At the opening of the international conference “New Agenda for Competitiveness”, organised by the Committee for protection of competitiveness, Mr Ljajić has said that at the regional level there are around 45 retail chains where the competitiveness is fierce, and that on the national level there is room for new players.

He has added that the participation of modern trade in the retail sector is 30 per cent, while the traditional trade makes 70 per cent.

“It means that we have huge participation of open markets and market stalls in the overall trade”, explained Minister Ljajić.

He has stated that the share of modern trade in Romania, for example, is 47 per cent, in Poland 54, and in Croatia even 68 per cent.

He said that in hypermarket the situation in Serbia is bad, since their participation is only three per cent, while in other countries the figures are more than 10.

He underlined that in Serbia there are no discount chains, while in Poland the share in the market of such chains are more than 30 per cent.

“This is why the arrival of Lidl is important since it will significantly increase the competitiveness” he underlined.

Mr Ljjaić has underlined that before the arrival of IKEA to Serbia, there was a campaign that this chain will close up many factories producing furniture in Serbia, and stated that last year, apart from those allegations, there was an increase of export of furniture by 16 per cent, in the first two months this year it way by 17 per cent, and the production growth was 7 per cent last year.

“It has been demonstrated that there was room on the market for the arrival of this chain. The issue of our furniture manufacturers was not IKEA, but the fact that we export much more timber as raw material, and that they have to import those very raw material for higher prices. That was the key issue for their competitiveness”, says he.

Mr Ljajić says that a similar situation is when it comes to Lidl, underlining that it will certainly bring to a restructuring, changes in the market, and when it comes to the efficiency it will affect the reduction of costs which will be reflected in prices.

“There will be lower prices for different products in the store chains”, Minister is sure.

He has stated that the market of telecommunications is the best example what competitiveness brings along, pointing out there are three big players which “fight” for every single client.

Mr Ljajić has said that the government is working on a new law on protection of competitiveness which has gained best evaluation marks, but he points out the need for the continuation with the harmonisation with EU acquis, and to make other corrections for the benefit of businessmen.

According to his opinion, the role of the government is quite clear – first of all it must create a legal framework, make good laws, which will not be applied selectively, and which contain no discriminatory obstacles.
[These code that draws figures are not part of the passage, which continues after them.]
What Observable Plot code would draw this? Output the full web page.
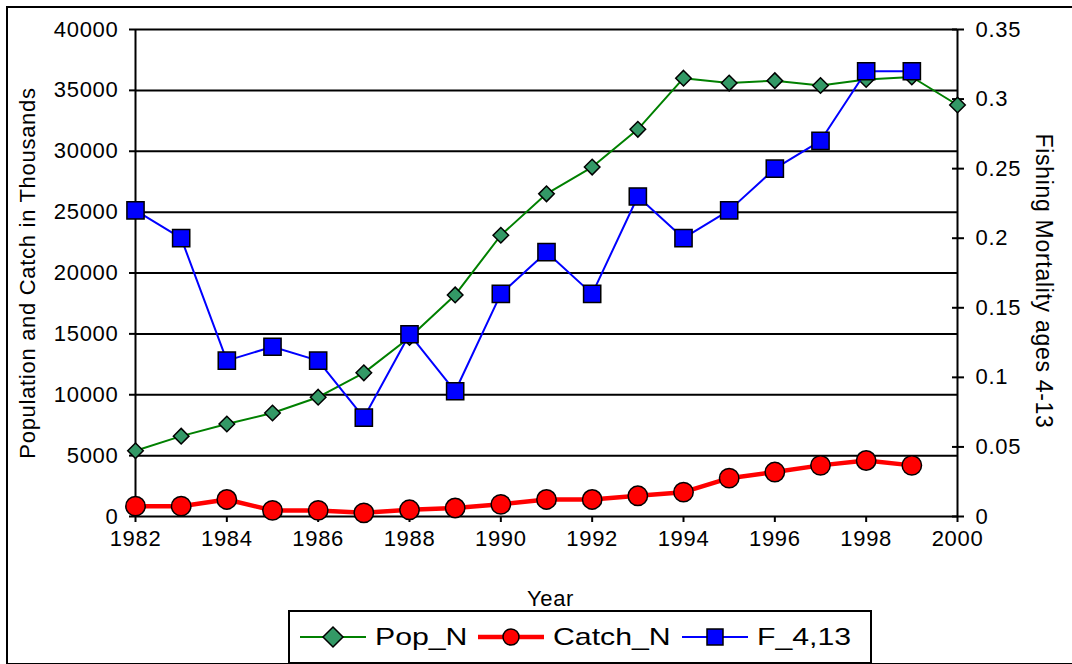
<!DOCTYPE html>
<html>
<head>
<meta charset="utf-8">
<script src="https://cdn.jsdelivr.net/npm/d3@7"></script>
<script src="https://cdn.jsdelivr.net/npm/@observablehq/plot@0.6"></script>
<style>
  html, body { margin: 0; padding: 0; background: #fff; }
  body { width: 1072px; height: 664px; position: relative; overflow: hidden; font-family: "Liberation Sans", Arial, sans-serif; }
  #chart { position: absolute; left: 0; top: 0; }
  #frame { position: absolute; left: 6px; top: 6px; width: 1090px; height: 659px; border: 2px solid #000; box-sizing: border-box; pointer-events: none; }
  #legend { position: absolute; left: 288px; top: 610px; width: 584px; height: 54px; border: 2px solid #000; box-sizing: border-box; background: #fff;
            display: flex; align-items: center; padding-left: 10px; font-size: 24px; color: #000; }
  #legend .sw { margin-right: 9px; display: block; flex: none; }
  #legend .lab { display: inline-block; transform: scaleX(1.26); transform-origin: left center; white-space: nowrap; flex: none; }
</style>
</head>
<body>
<div id="chart"></div>
<div id="frame"></div>
<div id="legend"></div>
<script>
// ---- data ----
const years = [1982,1983,1984,1985,1986,1987,1988,1989,1990,1991,1992,1993,1994,1995,1996,1997,1998,1999,2000];
const popN = [5400,6600,7600,8500,9800,11800,14700,18200,23100,26500,28700,31800,36000,35600,35800,35400,35900,36100,33800];
const catchN = [850,850,1400,500,500,300,550,700,1000,1400,1400,1700,2000,3150,3650,4200,4600,4200];
const fMort = [0.22,0.20,0.112,0.122,0.112,0.071,0.131,0.09,0.16,0.19,0.16,0.23,0.20,0.22,0.25,0.27,0.32,0.32];
const xTicks = [1982,1984,1986,1988,1990,1992,1994,1996,1998,2000];
const leftTicks = [0,5000,10000,15000,20000,25000,30000,35000,40000];
const rightTicks = [0,0.05,0.1,0.15,0.2,0.25,0.3,0.35];
const seriesNames = ["Pop_N","Catch_N","F_4,13"];
const seriesColors = ["#008000","#ff0000","#0000ff"];
const seriesFills = ["#339966","#ff0000","#0000ff"];
const leftTitle = "Population and Catch in Thousands";
const rightTitle = "Fishing Mortality ages 4-13";
const xTitle = "Year";

const leftMax = 40000, rightMax = 0.35;
const k = leftMax / rightMax;

const popData = popN.map((v,i) => ({year: years[i], v}));
const catchData = catchN.map((v,i) => ({year: years[i], v}));
const fData = fMort.map((v,i) => ({year: years[i], v: v * k}));

const plot = Plot.plot({
  width: 1072,
  height: 610,
  marginLeft: 135,
  marginRight: 115,
  marginTop: 29,
  marginBottom: 94,
  style: {fontFamily: "'Liberation Sans', Arial, sans-serif", fontSize: "22px", letterSpacing: "0.7px", color: "#000", background: "transparent"},
  x: {domain: [1982, 2000]},
  y: {domain: [0, leftMax]},
  marks: [
    Plot.ruleY(leftTicks.filter(d => d > 0), {stroke: "#000", strokeWidth: 2}),
    Plot.ruleX([1982, 2000], {stroke: "#000", strokeWidth: 2}),
    Plot.ruleY([0], {stroke: "#000", strokeWidth: 2}),
    Plot.axisY({anchor: "left", ticks: leftTicks, tickSize: 6, tickPadding: 11, tickFormat: d => String(d), label: null, strokeWidth: 2}),
    Plot.axisY({anchor: "right", ticks: rightTicks.map(v => v * k), tickSize: 6, tickPadding: 12,
                tickFormat: d => String(+(d / k).toFixed(2)), label: null, strokeWidth: 2}),
    Plot.axisY({anchor: "right", ticks: rightTicks.map(v => v * k), tickSize: 6, dx: -6, tickFormat: () => "", label: null, strokeWidth: 2}),
    Plot.axisX({ticks: xTicks, tickSize: 6, tickPadding: 8, tickFormat: d => String(d), label: null, strokeWidth: 2}),
    Plot.text([leftTitle], {text: d => d, frameAnchor: "left", textAnchor: "middle", lineAnchor: "middle", rotate: -90, dx: -108, fontSize: 22}),
    Plot.text([rightTitle], {text: d => d, frameAnchor: "right", textAnchor: "middle", lineAnchor: "middle", rotate: 90, dx: 86, dy: 8, fontSize: 23}),
    Plot.text([xTitle], {text: d => d, frameAnchor: "bottom", textAnchor: "middle", lineAnchor: "middle", dy: 82, dx: 4, fontSize: 22}),
    Plot.line(popData, {x: "year", y: "v", stroke: seriesColors[0], strokeWidth: 2}),
    Plot.dot(popData, {x: "year", y: "v", symbol: "diamond2", r: 7, fill: seriesFills[0], stroke: "#000", strokeWidth: 1.5}),
    Plot.line(catchData, {x: "year", y: "v", stroke: seriesColors[1], strokeWidth: 4.5}),
    Plot.dot(catchData, {x: "year", y: "v", symbol: "circle", r: 9.7, fill: seriesFills[1], stroke: "#000", strokeWidth: 1.5}),
    Plot.line(fData, {x: "year", y: "v", stroke: seriesColors[2], strokeWidth: 2}),
    Plot.dot(fData, {x: "year", y: "v", symbol: "square", r: 9.7, fill: seriesFills[2], stroke: "#000", strokeWidth: 1.5})
  ]
});
document.getElementById("chart").appendChild(plot);

// ---- legend ----
const legend = document.getElementById("legend");
const symbols = ["diamond", "circle", "square"];
const lineWidths = [2, 4.5, 2];
const stretch = 1.26;
seriesNames.forEach((name, i) => {
  const ns = "http://www.w3.org/2000/svg";
  const sw = document.createElementNS(ns, "svg");
  sw.setAttribute("width", 66); sw.setAttribute("height", 30); sw.setAttribute("class", "sw");
  const ln = document.createElementNS(ns, "line");
  ln.setAttribute("x1", 0); ln.setAttribute("x2", 66); ln.setAttribute("y1", 15); ln.setAttribute("y2", 15);
  ln.setAttribute("stroke", seriesColors[i]); ln.setAttribute("stroke-width", lineWidths[i]);
  sw.appendChild(ln);
  let sym;
  if (symbols[i] === "diamond") {
    sym = document.createElementNS(ns, "path");
    sym.setAttribute("d", "M33,5L43,15L33,25L23,15Z");
  } else if (symbols[i] === "circle") {
    sym = document.createElementNS(ns, "circle");
    sym.setAttribute("cx", 33); sym.setAttribute("cy", 15); sym.setAttribute("r", 8);
  } else {
    sym = document.createElementNS(ns, "rect");
    sym.setAttribute("x", 25); sym.setAttribute("y", 7); sym.setAttribute("width", 16); sym.setAttribute("height", 16);
  }
  sym.setAttribute("fill", seriesFills[i]); sym.setAttribute("stroke", "#000"); sym.setAttribute("stroke-width", 1.5);
  sw.appendChild(sym);
  legend.appendChild(sw);
  const lab = document.createElement("span");
  lab.className = "lab";
  lab.textContent = name;
  legend.appendChild(lab);
  const w = lab.offsetWidth;
  lab.style.marginRight = (w * (stretch - 1) + 11) + "px";
});
</script>
</body>
</html>
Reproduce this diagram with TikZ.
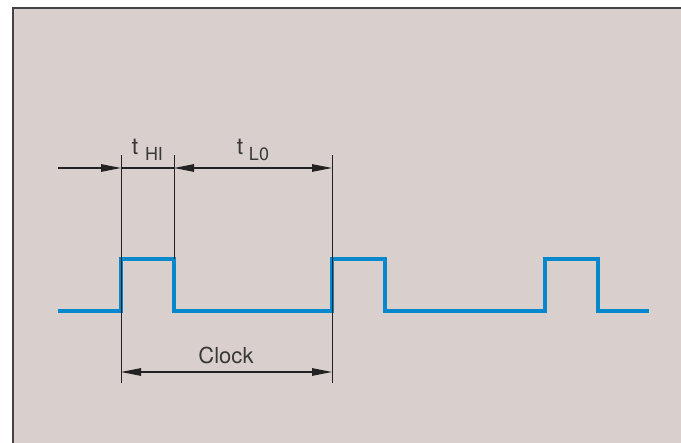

“Equal start position for all, and then the success of the players on the market depends on their ability. A fair market game is something which is more than necessary, and important for the preservation of the market. The government is an impartial judge which is to give warnings to those violating the regulations, it must not affect the result of the game, but ensure an equal treatment to all the participants”, concluded Mr Ljajic.